** WHAT THE TASK REQUIRES **
Starting at the top of the entries below, write out each line up to and including the one containing "from matplotlib.ticker import MultipleLocator". Leave the pictures out.

========

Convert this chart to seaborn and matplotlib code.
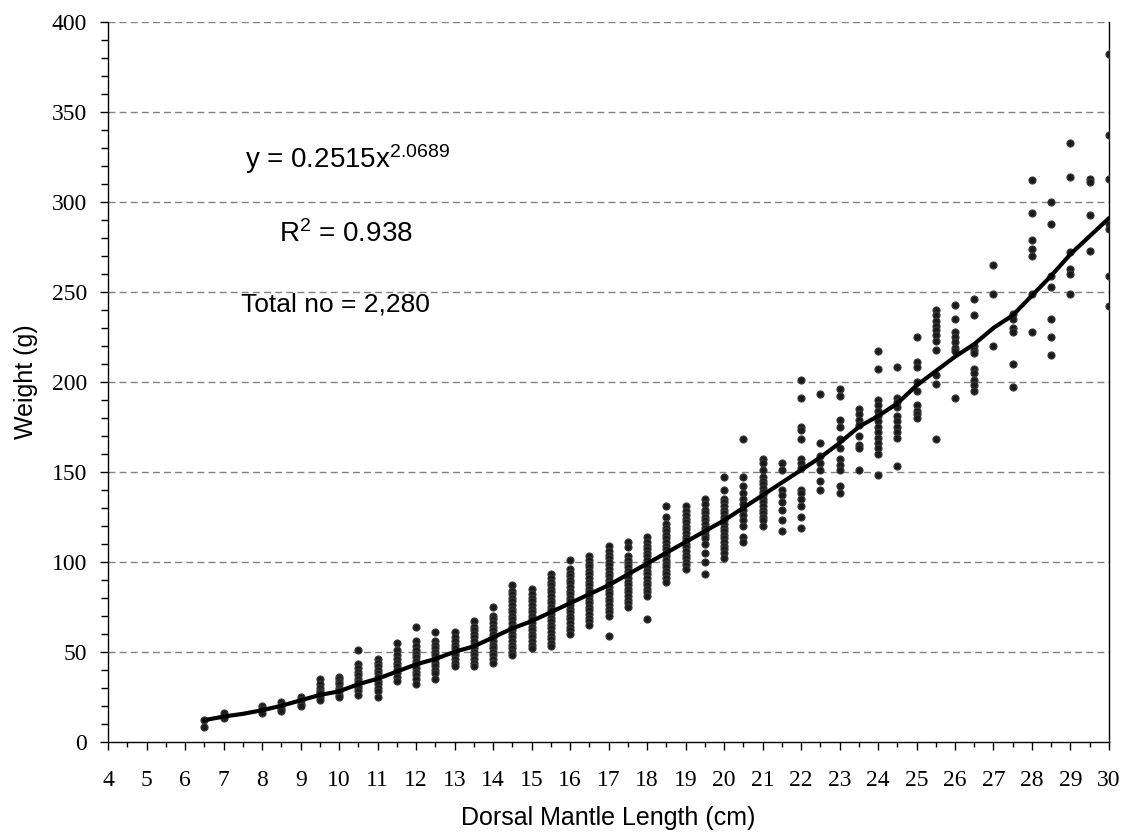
import pandas as pd
import matplotlib
matplotlib.use("Agg")
import matplotlib.pyplot as plt
import seaborn as sns
from matplotlib.ticker import MultipleLocator

# length classes (cm) and the weights (g) plotted in each class
dml_cm = [6.5, 7, 8, 8.5, 9, 9.5, 10, 10.5, 11, 11.5, 12, 12.5, 13, 13.5, 14,
          14.5, 15, 15.5, 16, 16.5, 17, 17.5, 18, 18.5, 19, 19.5, 20, 20.5,
          21, 21.5, 22, 22.5, 23, 23.5, 24, 24.5, 25, 25.5, 26, 26.5, 27,
          27.5, 28, 28.5, 29, 29.5, 30]
weight_g = [
    [12, 8],
    [16, 14, 13],
    [20, 18, 16],
    [22, 20, 18, 17],
    [25, 23, 21, 20],
    [35, 32, 30, 28, 27, 25, 23],
    [36, 35, 33, 32, 30, 29, 28, 26, 25],
    [51, 43, 41, 39, 37, 35, 33, 31, 30, 28, 26],
    [46, 44, 42, 40, 38, 36, 34, 32, 30, 28, 25],
    [55, 51, 48, 46, 44, 42, 40, 38, 36, 34],
    [64, 56, 53, 51, 49, 47, 45, 43, 41, 39, 37, 35, 32],
    [61, 56, 54, 52, 50, 48, 46, 44, 42, 40, 38, 35],
    [61, 58, 56, 54, 52, 50, 48, 46, 44, 42],
    [67, 64, 62, 60, 58, 56, 54, 52, 50, 48, 46, 44, 42],
    [75, 70, 68, 66, 64, 62, 60, 58, 56, 54, 52, 50, 48, 46, 44],
    [87, 84, 82, 80, 78, 76, 74, 72, 70, 68, 66, 64, 62, 60, 58, 56, 54, 52, 50, 48],
    [85, 82, 80, 78, 76, 74, 72, 70, 68, 66, 64, 62, 60, 58, 56, 54, 52],
    [93, 91, 89, 87, 85, 83, 81, 79, 77, 75, 73, 71, 69, 67, 65, 63, 61, 59, 57, 55, 53],
    [101, 96, 94, 92, 90, 88, 86, 84, 82, 80, 78, 76, 74, 72, 70, 68, 66, 64, 62, 60],
    [103, 101, 99, 97, 95, 93, 91, 89, 87, 85, 83, 81, 79, 77, 75, 73, 71, 69, 67, 65],
    [109, 106, 104, 102, 100, 98, 96, 94, 92, 90, 88, 86, 84, 82, 80, 78, 76, 74, 72, 70, 59],
    [111, 108, 103, 101, 99, 97, 95, 93, 91, 89, 87, 85, 83, 81, 79, 77, 75],
    [114, 111, 109, 107, 105, 103, 101, 99, 97, 95, 93, 91, 89, 87, 85, 83, 81, 68],
    [131, 125, 121, 119, 117, 115, 113, 111, 109, 107, 105, 103, 101, 99, 97, 95, 93, 91, 89],
    [131, 128, 126, 124, 122, 120, 118, 116, 114, 112, 110, 108, 106, 104, 102, 100, 98, 96],
    [135, 132, 129, 127, 125, 123, 121, 119, 117, 115, 113, 110, 105, 100, 93],
    [147, 140, 135, 133, 131, 129, 127, 125, 123, 121, 119, 117, 115, 113, 111, 109, 107, 105, 102],
    [168, 147, 142, 138, 135, 132, 129, 126, 123, 120, 114, 111],
    [157, 155, 151, 147, 145, 143, 141, 139, 137, 135, 133, 131, 129, 127, 125, 123, 120],
    [155, 151, 140, 137, 133, 129, 123, 117],
    [201, 191, 175, 173, 168, 157, 155, 152, 140, 138, 135, 131, 125, 119],
    [193, 166, 159, 155, 151, 145, 140],
    [196, 192, 179, 175, 168, 163, 157, 154, 151, 142, 138],
    [185, 182, 179, 176, 170, 165, 163, 151],
    [217, 207, 190, 187, 184, 181, 178, 175, 172, 169, 166, 163, 160, 148],
    [208, 191, 189, 186, 181, 178, 175, 172, 169, 153],
    [225, 211, 208, 200, 195, 187, 184, 182, 180],
    [240, 237, 234, 231, 229, 226, 223, 218, 204, 199, 168],
    [243, 235, 228, 225, 222, 219, 217, 191],
    [246, 237, 220, 218, 216, 207, 205, 201, 198, 195],
    [265, 249, 220],
    [238, 235, 230, 228, 210, 197],
    [312, 294, 279, 274, 270, 249, 228],
    [300, 288, 259, 253, 235, 225, 215],
    [333, 314, 272, 263, 260, 249],
    [313, 311, 293, 273],
    [382, 337, 313, 288, 285, 259, 242],
]

# trend line as drawn (weight at each class)
trend_x = [6.5, 7, 7.5, 8, 8.5, 9, 9.5, 10, 10.5, 11, 11.5, 12, 12.5, 13, 13.5,
           14, 14.5, 15, 15.5, 16, 16.5, 17, 17.5, 18, 18.5, 19, 19.5, 20,
           20.5, 21, 21.5, 22, 22.5, 23, 23.5, 24, 24.5, 25, 25.5, 26, 26.5,
           27, 27.5, 28, 28.5, 29, 29.5, 30]
trend_y = [12, 14, 15.5, 17.5, 20, 23, 26, 28, 32, 35, 39, 43, 46, 50, 53,
           58, 63, 67, 72, 77, 82, 87, 93, 99, 105, 111, 117, 123, 130, 137,
           144, 151, 158, 166, 175, 181, 188, 198, 206, 214, 221, 230, 237,
           248, 259, 271, 281, 291]

rows = [(x, w) for x, ws in zip(dml_cm, weight_g) for w in ws]
df = pd.DataFrame(rows, columns=["DML", "Weight"])
df_trend = pd.DataFrame({"DML": trend_x, "Weight": trend_y})

sns.set_style("white")
plt.rcParams["font.family"] = ["Liberation Sans", "DejaVu Sans"]
plt.rcParams["mathtext.fontset"] = "custom"
plt.rcParams["mathtext.rm"] = "Liberation Sans"
plt.rcParams["mathtext.it"] = "Liberation Sans"
for key in ["text.color", "axes.labelcolor", "xtick.color", "ytick.color"]:
    plt.rcParams[key] = "black"

fig = plt.figure(figsize=(11.27, 8.32), dpi=100)
ax = fig.add_axes([0.096, 0.1085, 0.888, 0.865])

for v in range(50, 401, 50):
    ax.axhline(v, color="#808080", lw=1.0, dashes=(5, 3), zorder=0)

sns.scatterplot(data=df, x="DML", y="Weight", ax=ax, s=26, color="#1a1a1a",
                edgecolor="#3a3a3a", linewidth=0.8, zorder=3)
sns.lineplot(data=df_trend, x="DML", y="Weight", ax=ax, color="black",
             linewidth=3, zorder=4)

ax.set_xlim(4, 30)
ax.set_ylim(0, 400)
ax.xaxis.set_major_locator(MultipleLocator(1))
ax.xaxis.set_minor_locator(MultipleLocator(0.5))
ax.yaxis.set_major_locator(MultipleLocator(50))
ax.yaxis.set_minor_locator(MultipleLocator(10))
ax.tick_params(axis="both", which="major", labelsize=17,
               labelfontfamily="Liberation Serif", labelcolor="black")
ax.tick_params(axis="x", which="both", bottom=True, direction="out",
               width=1, color="black")
ax.tick_params(axis="y", which="both", left=True, direction="out",
               width=1, color="black")
ax.tick_params(axis="x", which="major", length=6, pad=14)
ax.tick_params(axis="x", which="minor", length=3.5)
ax.tick_params(axis="y", which="major", length=6, pad=9)
ax.tick_params(axis="y", which="minor", length=5)

for side in ["left", "bottom", "right"]:
    ax.spines[side].set_visible(True)
    ax.spines[side].set_color("black")
    ax.spines[side].set_linewidth(1.0)
ax.spines["top"].set_visible(False)

ax.set_xlabel("Dorsal Mantle Length (cm)", fontsize=18, labelpad=11)
ax.set_ylabel("Weight (g)", fontsize=18, labelpad=10)

ax.text(7.55, 324, "y = 0.2515x$^{2.0689}$", fontsize=20, va="center")
ax.text(8.45, 282, "R$^{2}$ = 0.938", fontsize=20, va="center")
ax.text(7.45, 243, "Total no = 2,280", fontsize=19, va="center")

plt.savefig("out.png", dpi=100)
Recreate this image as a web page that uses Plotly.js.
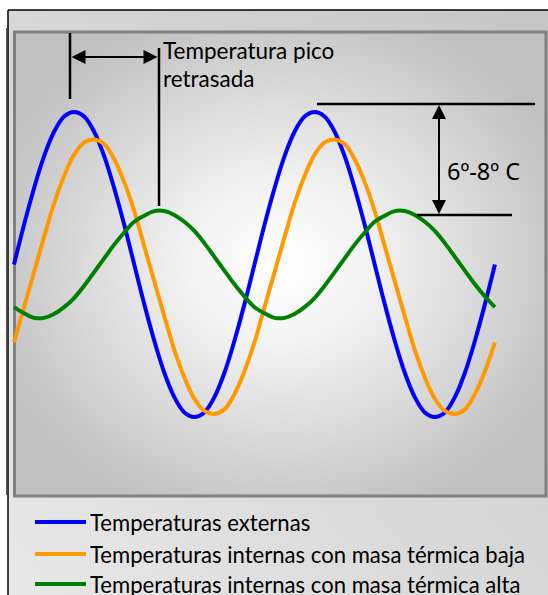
<!DOCTYPE html>
<html><head><meta charset="utf-8">
<script src="https://cdn.plot.ly/plotly-3.0.1.min.js"></script>
<style>html,body{margin:0;padding:0;background:#fff;overflow:hidden}#chart{width:548px;height:595px}</style>
</head><body><div id="chart"></div>
<script>
// Phase of the daily cycle (degrees), two full cycles
const phase = [0,15,30,45,60,75,90,105,120,135,150,165,180,195,210,225,240,255,270,285,300,315,330,345,
               360,375,390,405,420,435,450,465,480,495,510,525,540,555,570,585,600,615,630,645,660,675,690,705,720];
// Temperatures (relative units)
const externas = [0,2.6,5,7.1,8.7,9.7,10,9.7,8.7,7.1,5,2.6,0,-2.6,-5,-7.1,-8.7,-9.7,-10,-9.7,-8.7,-7.1,-5,-2.6,
                  0,2.6,5,7.1,8.7,9.7,10,9.7,8.7,7.1,5,2.6,0,-2.6,-5,-7.1,-8.7,-9.7,-10,-9.7,-8.7,-7.1,-5,-2.6,0];
const masaBaja = [-5.1,-2.8,-0.5,1.8,4.0,5.8,7.2,8.0,8.2,7.9,6.9,5.4,3.5,1.2,-1.1,-3.4,-5.6,-7.4,-8.8,-9.6,-9.8,-9.5,-8.5,-7.0,
                  -5.1,-2.8,-0.5,1.8,4.0,5.8,7.2,8.0,8.2,7.9,6.9,5.4,3.5,1.2,-1.1,-3.4,-5.6,-7.4,-8.8,-9.6,-9.8,-9.5,-8.5,-7.0,-5.1];
const masaAlta = [-2.8,-3.2,-3.5,-3.5,-3.25,-2.8,-2.2,-1.4,-0.5,0.4,1.3,2.1,2.8,3.2,3.5,3.5,3.25,2.8,2.2,1.4,0.5,-0.4,-1.3,-2.1,
                  -2.8,-3.2,-3.5,-3.5,-3.25,-2.8,-2.2,-1.4,-0.5,0.4,1.3,2.1,2.8,3.2,3.5,3.5,3.25,2.8,2.2,1.4,0.5,-0.4,-1.3,-2.1,-2.8];
const seriesNames = ['Temperaturas externas','Temperaturas internas con masa térmica baja','Temperaturas internas con masa térmica alta'];
const labelPico = ['Temperatura pico','retrasada'];
const labelRango = '6º-8º C';

const colors = ['#0000ff','#ff9900','#008000'];
const W = 548, H = 595;
const FONT = 'Lato, "Open Sans", sans-serif';
const X = px => px / W;
const Y = py => 1 - py / H;

const seriesY = [externas, masaBaja, masaAlta];
const traces = seriesY.map((ys, i) => ({
  type: 'scatter', mode: 'lines', x: phase, y: ys, name: seriesNames[i],
  line: {color: colors[i], width: 4, shape: 'spline', smoothing: 1},
  showlegend: false, hoverinfo: 'skip', cliponaxis: false
}));

function line(x0, y0, x1, y1, w, c, layer) {
  return {type: 'line', xref: 'paper', yref: 'paper', x0: X(x0), y0: Y(y0), x1: X(x1), y1: Y(y1),
          line: {color: c || '#000', width: w || 2.5}, layer: layer || 'above'};
}
function tri(tx, ty, dir, len, half) {
  let p;
  if (dir === 'left')  p = [[tx,ty],[tx+len,ty-half],[tx+len,ty+half]];
  if (dir === 'right') p = [[tx,ty],[tx-len,ty-half],[tx-len,ty+half]];
  if (dir === 'up')    p = [[tx,ty],[tx-half,ty+len],[tx+half,ty+len]];
  if (dir === 'down')  p = [[tx,ty],[tx-half,ty-len],[tx+half,ty-len]];
  const path = 'M' + p.map(q => X(q[0]) + ',' + Y(q[1])).join('L') + 'Z';
  return {type: 'path', xref: 'paper', yref: 'paper', path, fillcolor: '#000', line: {width: 0}, layer: 'above'};
}

const shapes = [
  line(8, 10, 548, 10, 1.5, '#000', 'below'),
  line(8, 10, 8, 595, 1.5, '#000', 'below'),
  line(6.5, 28, 6.5, 495, 1, '#555', 'below'),
  {type: 'rect', xref: 'paper', yref: 'paper', x0: X(14.5), y0: Y(32), x1: X(546), y1: Y(496),
   line: {color: '#808080', width: 3}, layer: 'below'},
  line(70, 33, 70, 99),
  line(159, 48, 159, 206),
  line(84, 57, 146, 57, 2),
  tri(71.5, 57, 'left', 14, 7),
  tri(157.5, 57, 'right', 14, 7),
  line(317, 104, 535, 104),
  line(417, 215, 512, 215),
  line(439, 117, 439, 202, 2),
  tri(439, 105, 'up', 14, 7),
  tri(439, 214, 'down', 14, 7)
];
const legendY = [522, 554, 584];
legendY.forEach((ly, i) => shapes.push(line(35, ly, 86, ly, 4, colors[i])));

const txt = (x, y, t, size, fam) => ({xref: 'paper', yref: 'paper', x: X(x), y: Y(y), text: t, showarrow: false,
  xanchor: 'left', yanchor: 'middle', align: 'left', font: {family: fam || FONT, size: size, color: '#000'}});
const annotations = [
  txt(161, 50, labelPico[0], 22.5),
  txt(161, 79, labelPico[1], 22.5),
  txt(445, 171, labelRango, 23.5, '"Noto Sans", Lato, sans-serif')
];
legendY.forEach((ly, i) => annotations.push(txt(88, ly, seriesNames[i], 22.1)));

const bgSvg = "<svg xmlns='http://www.w3.org/2000/svg' width='548' height='595' viewBox='0 0 548 595'>" +
  "<defs><linearGradient id='o' x1='0' y1='1' x2='1' y2='0'>" +
  "<stop offset='0' stop-color='#e8e8e8'/><stop offset='1' stop-color='#c6c6c6'/></linearGradient>" +
  "<radialGradient id='i' cx='0.5' cy='0.5' r='0.58'>" +
  "<stop offset='0' stop-color='#ffffff'/><stop offset='0.3' stop-color='#f2f2f2'/><stop offset='1' stop-color='#c0c0c0'/></radialGradient></defs>" +
  "<rect x='8' y='10' width='540' height='585' fill='url(#o)'/>" +
  "<rect x='14.5' y='32' width='531.5' height='464' fill='url(#i)'/></svg>";

const layout = {
  width: W, height: H, margin: {l: 0, r: 0, t: 0, b: 0, pad: 0},
  paper_bgcolor: 'rgba(0,0,0,0)', plot_bgcolor: 'rgba(0,0,0,0)',
  xaxis: {range: [-20.96, 799.4], visible: false, fixedrange: true},
  yaxis: {range: [-21.67, 17.34], visible: false, fixedrange: true},
  showlegend: false,
  images: [{source: 'data:image/svg+xml;charset=utf-8,' + encodeURIComponent(bgSvg),
    xref: 'paper', yref: 'paper', x: 0, y: 1, sizex: 1, sizey: 1, xanchor: 'left', yanchor: 'top',
    sizing: 'stretch', layer: 'below'}],
  shapes, annotations
};
Plotly.newPlot('chart', traces, layout, {staticPlot: true, displayModeBar: false});
</script></body></html>
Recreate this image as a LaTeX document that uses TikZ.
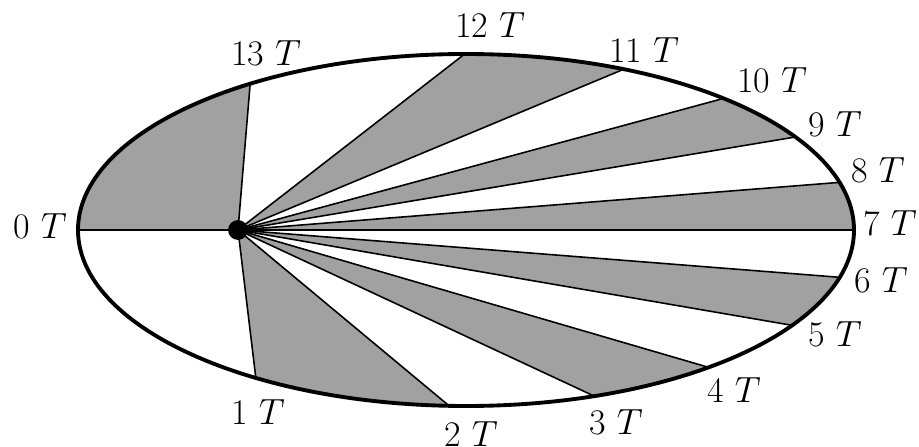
\documentclass[tikz,border=0pt]{standalone}
\begin{document}
\begin{tikzpicture}[
        x=0.02cm,
        y=0.02cm,
        font=\fontsize{20.5}{24}\selectfont,
        % style of the orbit
        orbit/.style={
            line width=2.2pt
        },
        % rays from the focus
        ray/.style={
            line width=0.9pt
        },
        % grey sectors
        sector/.style={
            fill=black!37
        },
        % time labels
        timelabel/.style={
            inner sep=0pt,
            anchor=center
        },
        % the sun
        sundot/.style={
            circle,
            fill=black,
            minimum size=11.3pt,
            inner sep=0pt
        }
    ]
    \useasboundingbox (0,0) rectangle (919,446);

    % --- 1. centre, focus and points on the orbit ---
    \coordinate (centre) at (466,216);
    \coordinate (focus) at (238,216);

    \coordinate (p0) at ([shift={(180:388 and 176)}]centre);
    \coordinate (p1) at ([shift={(237.2:388 and 176)}]centre);
    \coordinate (p2) at ([shift={(267.5:388 and 176)}]centre);
    \coordinate (p3) at ([shift={(289.3:388 and 176)}]centre);
    \coordinate (p4) at ([shift={(308.7:388 and 176)}]centre);
    \coordinate (p5) at ([shift={(327.2:388 and 176)}]centre);
    \coordinate (p6) at ([shift={(344.4:388 and 176)}]centre);
    \coordinate (p7) at ([shift={(0:388 and 176)}]centre);
    \coordinate (p8) at ([shift={(15.7:388 and 176)}]centre);
    \coordinate (p9) at ([shift={(31.9:388 and 176)}]centre);
    \coordinate (p10) at ([shift={(48.4:388 and 176)}]centre);
    \coordinate (p11) at ([shift={(66.0:388 and 176)}]centre);
    \coordinate (p12) at ([shift={(90.2:388 and 176)}]centre);
    \coordinate (p13) at ([shift={(123.8:388 and 176)}]centre);

    % --- 2. grey sectors ---
    \fill[sector] (focus) -- (p1) arc[start angle=237.2, end angle=267.5, x radius=388, y radius=176] -- cycle;
    \fill[sector] (focus) -- (p3) arc[start angle=289.3, end angle=308.7, x radius=388, y radius=176] -- cycle;
    \fill[sector] (focus) -- (p5) arc[start angle=327.2, end angle=344.4, x radius=388, y radius=176] -- cycle;
    \fill[sector] (focus) -- (p7) arc[start angle=0, end angle=15.7, x radius=388, y radius=176] -- cycle;
    \fill[sector] (focus) -- (p9) arc[start angle=31.9, end angle=48.4, x radius=388, y radius=176] -- cycle;
    \fill[sector] (focus) -- (p11) arc[start angle=66.0, end angle=90.2, x radius=388, y radius=176] -- cycle;
    \fill[sector] (focus) -- (p13) arc[start angle=123.8, end angle=180, x radius=388, y radius=176] -- cycle;

    % --- 3. rays ---
    \draw[ray] (focus) -- (p0);
    \draw[ray] (focus) -- (p1);
    \draw[ray] (focus) -- (p2);
    \draw[ray] (focus) -- (p3);
    \draw[ray] (focus) -- (p4);
    \draw[ray] (focus) -- (p5);
    \draw[ray] (focus) -- (p6);
    \draw[ray] (focus) -- (p7);
    \draw[ray] (focus) -- (p8);
    \draw[ray] (focus) -- (p9);
    \draw[ray] (focus) -- (p10);
    \draw[ray] (focus) -- (p11);
    \draw[ray] (focus) -- (p12);
    \draw[ray] (focus) -- (p13);

    % --- 4. orbit and sun ---
    \draw[orbit] (centre) ellipse [x radius=388, y radius=176];
    \node[sundot] (sun) at (focus) {};

    % --- 5. time labels ---
    \node[timelabel] (t0) at (40,219.5) {0 $T$};
    \node[timelabel] (t1) at (258,34) {1 $T$};
    \node[timelabel] (t2) at (471,12) {2 $T$};
    \node[timelabel] (t3) at (616,24) {3 $T$};
    \node[timelabel] (t4) at (734,56) {4 $T$};
    \node[timelabel] (t5) at (835,112) {5 $T$};
    \node[timelabel] (t6) at (881,166) {6 $T$};
    \node[timelabel] (t7) at (890,223) {7 $T$};
    \node[timelabel] (t8) at (878,276) {8 $T$};
    \node[timelabel] (t9) at (835,322) {9 $T$};
    \node[timelabel] (t10) at (772,365.5) {10 $T$};
    \node[timelabel] (t11) at (644,396) {11 $T$};
    \node[timelabel] (t12) at (490,421) {12 $T$};
    \node[timelabel] (t13) at (266,393) {13 $T$};

\end{tikzpicture}
\end{document}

========

** REPLY **
Convert this chart to seaborn and matplotlib code.
import pandas as pd
import matplotlib
matplotlib.use("Agg")
import matplotlib.pyplot as plt
import seaborn as sns
from matplotlib.ticker import MultipleLocator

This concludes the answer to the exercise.